I have seen many parents raving about DS school, but to be honest, over the last 2 years he has been there he has not advanced one iota. His writing and spelling is far worse than when he started 2 years ago, he has lost interest in reading and despite being still advanced in maths with respect to the other children, he seems to get bored very easily and in general hates the school.
He is also being bullied, and the school do not seem good at doing anything about it. I have mentioned to the teacher about the bruises , about older children not allowing him to eat his lunch, and what DS says, but as the teachers normally do not supervise outside play / lunch times they are not aware of those things happening.
They have many clubs and extra curricular activities, but you only get to know about them if you hang around in the school/volunteer as the communication with the parents is... honestly... unexistent.
Homework is scarce and reading books levels are all mixed up so DS is repeatedly asked to read books in Year 3, he first read in reception in his other school.
Admitedly, the headteacher knows each child by their name, but DS teacher (he has had 4 this year - so far) doesn't even know who he is.
There is another school in the area, whose ofsted looks very good (Ofsted grade 3, 2 years ago but this year has scored "outstanding" in all areas).
How do I approach the other school without looking like a wingey parent? I would anticipate to move DS at the beginning of the next academic year, when he would be starting year 4 but considering how delayed he is and being so young for his class, I would even consider it a blessing if he were allowed to do Year 3 again.
Obviously my grammar is not good either but please cut me some slack, English is my third language
I would concentrate on the fact that your son is not happy there and isn't a good fit and you feel a fresh start with some input from the new school could make all the difference?
Thank you Cargirl.
I don't want to talk badly of the school, but I don't want it to look as if DS is a little delicate child unable to cope with the school day to day.
I believe that DS needs more structure and discipline, he certainly thrives in environments when he knows what are the rules and what is expected from him. But this school "free range" approach is exactly the one that leaves DS confused and not knowing what to expect.
There are not many rules, the headteacher doesn't consider reading and writing particularly important in KS1, children were even allowed to vote whether they wanted to continue having a school uniform or not. No consultation about this with the parents BTW.
Perhaps just say that he doesn't suit the approach to learning that the school has?
First of all you need to ensure that the other school does have a different approach?
you could ask them how would they deal with x y z situation? Is it noticably smaller or larger ie anything that you can pick on as a reason?
No, they are about the same size.
Second school is a faith school, I'm not religious, so I would feel a bit strange about claiming I want DS to be educated under the precepts of our religion, especially if DS starts with his never ending debate against dogmas of faith. [rolls eyes]
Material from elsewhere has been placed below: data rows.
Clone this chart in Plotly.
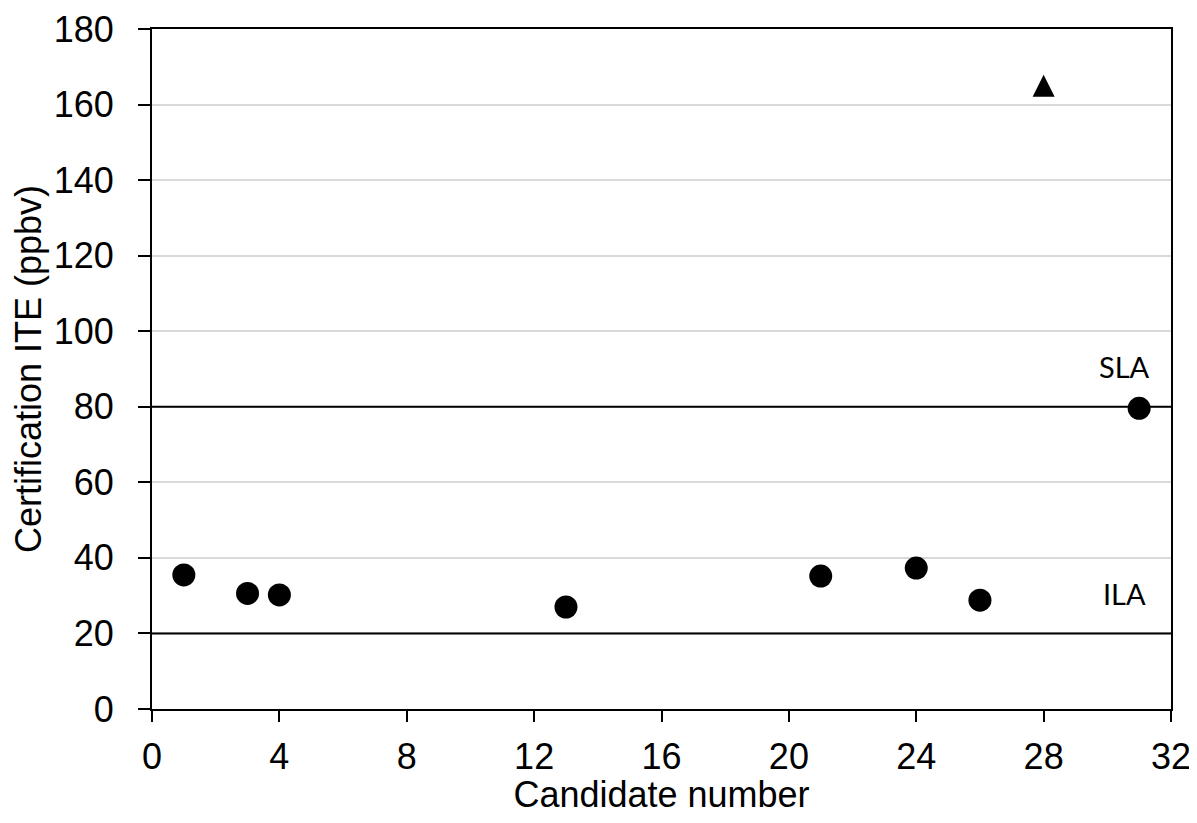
import plotly.graph_objects as go

candidates = [1, 3, 4, 13, 21, 24, 26, 31]
ite_values = [35.5, 30.6, 30.2, 27.0, 35.2, 37.3, 28.8, 79.6]
outlier_candidate = [28]
outlier_value = [165]
limit_values = [20, 80]
limit_labels = ["ILA", "SLA"]
x_ticks = [0, 4, 8, 12, 16, 20, 24, 28, 32]
y_ticks = [0, 20, 40, 60, 80, 100, 120, 140, 160, 180]

fig = go.Figure()
for v in limit_values:
    fig.add_shape(type="line", xref="paper", yref="y", x0=0, x1=1, y0=v, y1=v,
                  line=dict(color="black", width=2), layer="above")

fig.add_trace(go.Scatter(x=candidates, y=ite_values, mode="markers",
                         marker=dict(symbol="circle", size=23, color="black"),
                         showlegend=False, cliponaxis=False))
fig.add_trace(go.Scatter(x=outlier_candidate, y=outlier_value, mode="markers",
                         marker=dict(symbol="arrow-down", angle=180, size=22,
                                     color="black", standoff=11),
                         showlegend=False, cliponaxis=False))

for v, lab in zip(limit_values, limit_labels):
    fig.add_annotation(x=30.55, y=v, xref="x", yref="y", text=lab, showarrow=False,
                       yshift=40, xanchor="center", yanchor="middle",
                       font=dict(family="Lato, Carlito, sans-serif", size=29, color="black"))

axis_font = dict(family="Liberation Sans, Arial, sans-serif", size=36, color="black")
fig.update_layout(
    width=1189, height=807,
    margin=dict(l=144, r=26, t=21, b=106),
    plot_bgcolor="white", paper_bgcolor="white",
    font=axis_font,
    xaxis=dict(range=[0, 32], tickvals=x_ticks, showgrid=False, zeroline=False,
               showline=True, linecolor="black", linewidth=2, mirror=True,
               ticks="outside", ticklen=11, tickwidth=2, tickcolor="black",
               ticklabelstandoff=4, automargin=False,
               title=dict(text="Candidate number", font=axis_font, standoff=14)),
    yaxis=dict(range=[0, 180], tickvals=y_ticks, showgrid=True, gridcolor="#d9d9d9",
               gridwidth=2, zeroline=False,
               showline=True, linecolor="black", linewidth=2, mirror=True,
               ticks="outside", ticklen=12, tickwidth=2, tickcolor="black",
               ticklabelstandoff=17, automargin=False,
               title=dict(text="Certification ITE (ppbv)", font=axis_font, standoff=6)),
)

fig.write_html("out.html")
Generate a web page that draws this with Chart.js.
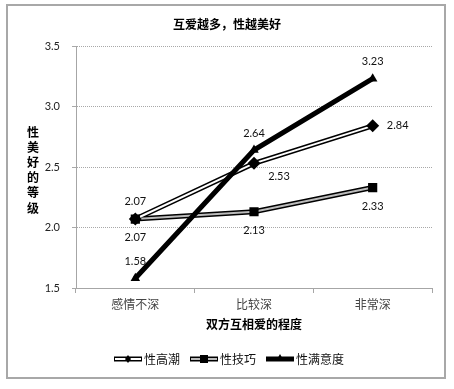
<!DOCTYPE html>
<html>
<head>
<meta charset="utf-8">
<script src="https://cdn.jsdelivr.net/npm/chart.js@4.4.0/dist/chart.umd.min.js"></script>
<style>
  html, body { margin: 0; padding: 0; background: #fff; }
  canvas { display: block; }
</style>
</head>
<body>
<canvas id="c" width="454" height="389"></canvas>
<script>
// data
const categories = ['感情不深', '比较深', '非常深'];
const orgasm = [2.07, 2.53, 2.84];        // 性高潮
const skill = [2.07, 2.13, 2.33];         // 性技巧
const satisfaction = [1.58, 2.64, 3.23];  // 性满意度
const seriesNames = ['性高潮', '性技巧', '性满意度'];
const yTicks = [1.5, 2.0, 2.5, 3.0, 3.5];
const chartTitle = '互爱越多，性越美好';
const xTitle = '双方互相爱的程度';
const yTitle = '性美好的等级';

const latin = "Lato, 'Noto Sans CJK SC', sans-serif";
const cjk = "'Noto Sans CJK SC', sans-serif";

// label offsets (px) from each point: [series][point]
const labelOffsets = [
    [[0, -18], [25, 13], [25, 0]],   // 性高潮
    [[0, 18], [0, 19], [0, 19]],     // 性技巧
    [[0, -17], [0, -17], [0, -17]]   // 性满意度
];

const frame = {
    id: 'frame',
    beforeDraw(chart) {
        const ctx = chart.ctx;
        ctx.save();
        ctx.fillStyle = '#fff';
        ctx.fillRect(0, 0, chart.width, chart.height);
        ctx.strokeStyle = '#a8a8a8';
        ctx.lineWidth = 2;
        ctx.strokeRect(7, 5, 438, 373);
        ctx.restore();
    },
    afterDraw(chart) {
        const ctx = chart.ctx;
        ctx.save();
        ctx.fillStyle = '#000';
        ctx.textAlign = 'center';
        ctx.textBaseline = 'middle';
        // title
        ctx.font = 'bold 12px ' + cjk;
        ctx.fillText(chartTitle, 227, 24);
        // vertical y title
        const chars = Array.from(yTitle);
        chars.forEach((ch, i) => ctx.fillText(ch, 33, 132 + i * 15.2));

        // legend
        ctx.font = '12px ' + cjk;
        const iconW = 28, gap = 2, itemGap = 10;
        const widths = seriesNames.map(n => iconW + gap + ctx.measureText(n).width);
        const total = widths.reduce((a, b) => a + b, 0) + itemGap * (widths.length - 1);
        let x = 229 - total / 2;
        const y = 359;
        seriesNames.forEach((name, i) => {
            drawIcon(ctx, i, x, y, iconW);
            ctx.textAlign = 'left';
            ctx.fillStyle = '#111';
            ctx.fillText(name, x + iconW + gap, y);
            x += widths[i] + itemGap;
        });
        ctx.restore();
    },
    afterDatasetsDraw(chart) {
        const ctx = chart.ctx;
        const metaIdx = [1, 2, 0];
        const values = [orgasm, skill, satisfaction];
        ctx.save();
        ctx.font = '11px ' + latin;
        ctx.fillStyle = '#111';
        ctx.textAlign = 'center';
        ctx.textBaseline = 'middle';
        metaIdx.forEach((di, s) => {
            const meta = chart.getDatasetMeta(di);
            meta.data.forEach((pt, j) => {
                const o = labelOffsets[s][j];
                ctx.fillText(values[s][j].toFixed(2), pt.x + o[0], pt.y + o[1]);
            });
        });
        ctx.restore();
    }
};

function drawIcon(ctx, i, x, y, w) {
    ctx.save();
    ctx.lineCap = 'butt';
    if (i < 2) {
        ctx.strokeStyle = '#000';
        ctx.lineWidth = 5;
        ctx.beginPath(); ctx.moveTo(x, y); ctx.lineTo(x + w, y); ctx.stroke();
        ctx.strokeStyle = i === 0 ? '#fff' : '#bbb';
        ctx.lineWidth = 2;
        ctx.beginPath(); ctx.moveTo(x + 1, y); ctx.lineTo(x + w - 1, y); ctx.stroke();
        ctx.fillStyle = '#000';
        if (i === 0) {
            ctx.beginPath();
            ctx.moveTo(x + w / 2, y - 4); ctx.lineTo(x + w / 2 + 3, y);
            ctx.lineTo(x + w / 2, y + 4); ctx.lineTo(x + w / 2 - 3, y);
            ctx.closePath(); ctx.fill();
        } else {
            ctx.fillRect(x + w / 2 - 4, y - 4, 8, 8);
        }
    } else {
        ctx.strokeStyle = '#000';
        ctx.lineWidth = 5;
        ctx.beginPath(); ctx.moveTo(x, y); ctx.lineTo(x + w, y); ctx.stroke();
        ctx.fillStyle = '#000';
        ctx.beginPath();
        ctx.moveTo(x + w / 2, y - 5); ctx.lineTo(x + w / 2 + 4, y + 2); ctx.lineTo(x + w / 2 - 4, y + 2);
        ctx.closePath(); ctx.fill();
    }
    ctx.restore();
}

const flat = { tension: 0, fill: false, pointRadius: 0, pointHoverRadius: 0 };

new Chart(document.getElementById('c'), {
    type: 'line',
    data: {
        labels: categories,
        datasets: [
            { ...flat, label: seriesNames[2], data: satisfaction, borderColor: '#000', borderWidth: 5,
              pointStyle: 'triangle', pointRadius: 5.5, pointBorderWidth: 0,
              pointBackgroundColor: '#000', pointBorderColor: '#000', order: 0 },
            { ...flat, label: seriesNames[0], data: orgasm, showLine: false,
              pointStyle: 'rectRot', pointRadius: 6.5, pointBorderWidth: 0,
              pointBackgroundColor: '#000', pointBorderColor: '#000', order: 1 },
            { ...flat, label: seriesNames[1], data: skill, showLine: false,
              pointStyle: 'rect', pointRadius: 6.5, pointBorderWidth: 0,
              pointBackgroundColor: '#000', pointBorderColor: '#000', order: 1 },
            { ...flat, data: orgasm, borderColor: '#fff', borderWidth: 2, order: 2 },
            { ...flat, data: skill, borderColor: '#bbb', borderWidth: 2, order: 2 },
            { ...flat, data: orgasm, borderColor: '#000', borderWidth: 5, order: 3 },
            { ...flat, data: skill, borderColor: '#000', borderWidth: 5, order: 3 }
        ]
    },
    options: {
        responsive: false,
        animation: false,
        devicePixelRatio: 1,
        layout: { padding: { left: 0, top: 46, right: 22, bottom: 0 } },
        scales: {
            x: {
                offset: true,
                afterFit: s => { s.height = 101; },
                grid: { display: true, offset: true, drawOnChartArea: false, tickLength: 5, color: '#a6a6a6' },
                border: { color: '#a6a6a6', width: 1 },
                ticks: { color: '#444', font: { family: cjk, size: 12 }, padding: 4 },
                title: { display: true, text: xTitle, color: '#000',
                         font: { family: cjk, size: 12, weight: 'bold' }, padding: { top: 0, bottom: 57 } }
            },
            y: {
                min: 1.5, max: 3.5,
                afterFit: s => { s.width = 76; },
                afterBuildTicks: s => { s.ticks = yTicks.map(v => ({ value: v })); },
                grid: { color: '#a8a8a8', tickLength: 4 },
                border: { color: '#a6a6a6', width: 1, dash: [1, 1] },
                ticks: { color: '#222', font: { family: latin, size: 11 }, padding: 12,
                         callback: v => Number(v).toFixed(1) }
            }
        },
        plugins: { legend: { display: false }, tooltip: { enabled: false } }
    },
    plugins: [frame]
});
</script>
</body>
</html>
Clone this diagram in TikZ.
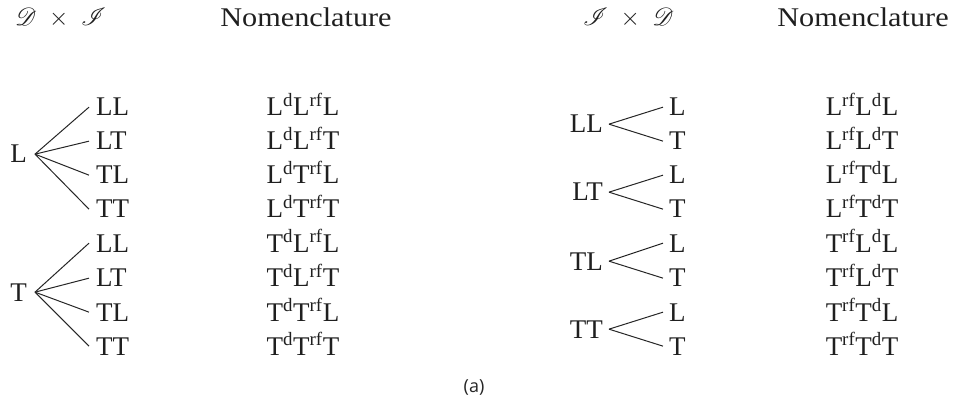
\documentclass[tikz,border=0pt]{standalone}
\usepackage{fontspec}
\usepackage{mathrsfs}
\setmainfont{Liberation Serif}
\newfontfamily\capfont{Open Sans}
\newcommand{\su}[1]{\textsuperscript{#1}}
\newcommand{\tms}{\mathbin{\;\times\;}}
\begin{document}
\begin{tikzpicture}[x=1pt,y=-1pt,
  txt/.style={font=\fontsize{27}{32}\selectfont, inner sep=0pt, text=black!88},
  lroot/.style={txt, anchor=base east, inner xsep=8pt},
  lleaf/.style={txt, anchor=base west, inner xsep=7pt},
  rroot/.style={txt, anchor=base east, inner xsep=6pt},
  rleaf/.style={txt, anchor=base west, inner xsep=6pt},
  nom/.style={txt, anchor=base},
  head/.style={txt, anchor=base},
  edge/.style={line width=1pt, draw=black!85}]
\useasboundingbox (0,0) rectangle (955,403);

% headers
\node[txt, anchor=base west] (h1) at (15,26) {$\mathscr{D}\tms\mathscr{I}$};
\node[head] (h2) at (306,27) {\scalebox{1.12}[1]{Nomenclature}};
\node[txt, anchor=base west] (h3) at (583,26) {$\mathscr{I}\tms\mathscr{D}$};
\node[head] (h4) at (863,27) {\scalebox{1.12}[1]{Nomenclature}};

% left tree
\node[lroot] (rL) at (35,163) {L};
\node[lroot] (rT) at (35,301) {T};
\node[lleaf] (a1) at (89,116) {LL};
\node[lleaf] (a2) at (89,150) {LT};
\node[lleaf] (a3) at (89,184) {TL};
\node[lleaf] (a4) at (89,218) {TT};
\node[lleaf] (a5) at (89,252) {LL};
\node[lleaf] (a6) at (89,287) {LT};
\node[lleaf] (a7) at (89,321) {TL};
\node[lleaf] (a8) at (89,355) {TT};
\foreach \i in {1,2,3,4} \draw[edge] (rL.east) -- (a\i.west);
\foreach \i in {5,6,7,8} \draw[edge] (rT.east) -- (a\i.west);

% left nomenclature
\node[nom] (n1) at (303,116) {L\su{d}L\su{rf}L};
\node[nom] (n2) at (303,150) {L\su{d}L\su{rf}T};
\node[nom] (n3) at (303,184) {L\su{d}T\su{rf}L};
\node[nom] (n4) at (303,218) {L\su{d}T\su{rf}T};
\node[nom] (n5) at (303,252) {T\su{d}L\su{rf}L};
\node[nom] (n6) at (303,287) {T\su{d}L\su{rf}T};
\node[nom] (n7) at (303,321) {T\su{d}T\su{rf}L};
\node[nom] (n8) at (303,355) {T\su{d}T\su{rf}T};

% right tree
\node[rroot] (s1) at (609,133) {LL};
\node[rroot] (s2) at (609,201) {LT};
\node[rroot] (s3) at (609,270) {TL};
\node[rroot] (s4) at (609,338) {TT};
\node[rleaf] (b1) at (663,116) {L};
\node[rleaf] (b2) at (663,150) {T};
\node[rleaf] (b3) at (663,184) {L};
\node[rleaf] (b4) at (663,218) {T};
\node[rleaf] (b5) at (663,252) {L};
\node[rleaf] (b6) at (663,287) {T};
\node[rleaf] (b7) at (663,321) {L};
\node[rleaf] (b8) at (663,355) {T};
\draw[edge] (s1.east) -- (b1.west);
\draw[edge] (s1.east) -- (b2.west);
\draw[edge] (s2.east) -- (b3.west);
\draw[edge] (s2.east) -- (b4.west);
\draw[edge] (s3.east) -- (b5.west);
\draw[edge] (s3.east) -- (b6.west);
\draw[edge] (s4.east) -- (b7.west);
\draw[edge] (s4.east) -- (b8.west);

% right nomenclature
\node[nom] (m1) at (862,116) {L\su{rf}L\su{d}L};
\node[nom] (m2) at (862,150) {L\su{rf}L\su{d}T};
\node[nom] (m3) at (862,184) {L\su{rf}T\su{d}L};
\node[nom] (m4) at (862,218) {L\su{rf}T\su{d}T};
\node[nom] (m5) at (862,252) {T\su{rf}L\su{d}L};
\node[nom] (m6) at (862,287) {T\su{rf}L\su{d}T};
\node[nom] (m7) at (862,321) {T\su{rf}T\su{d}L};
\node[nom] (m8) at (862,355) {T\su{rf}T\su{d}T};

% caption
\node[font=\capfont\fontsize{18}{22}\selectfont, text=black!85, anchor=base, inner sep=0pt] (cap) at (474,392) {(a)};
\end{tikzpicture}
\end{document}
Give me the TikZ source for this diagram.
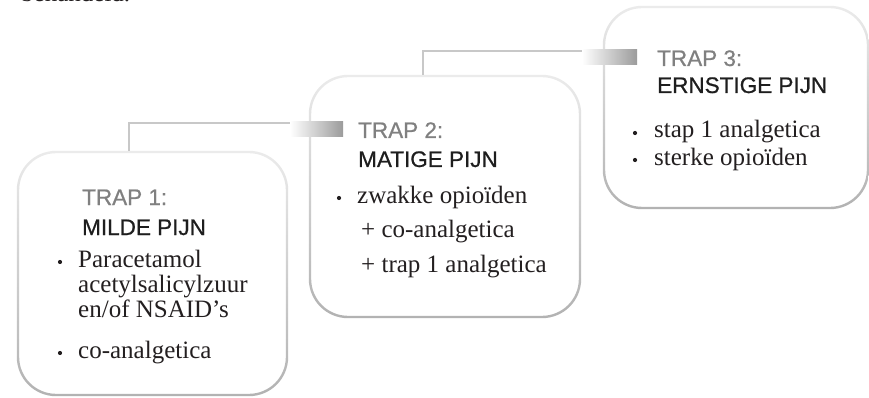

Now one big advantage of faith school is that they get automatically accepted to the catholic secondary school which is better than the secondary schools in my catchment.
I would find out if they are more structured etc and then explain that is the reason.
First thing I would do is check whether infact the school has any places available in the right year group. If it is full and having made what appears to be spectacular progress in the last 2 years it could well be, then there is a reasonable chance that even if you went to appeal you would not get a place at the school.
Though I would have to say that it would be quite a novelty as a panel member to hear that a pupil was struggling to cope with the "free range" approach and needs a more structured approach. It would make a change from the "this is a better school, Ofsted say so" which the panel is likely to hear.
Having said that I would try to get in now, if it really is making such good progress it is for sure that other parents are going to be thinking the same as you and it will be a full school before long.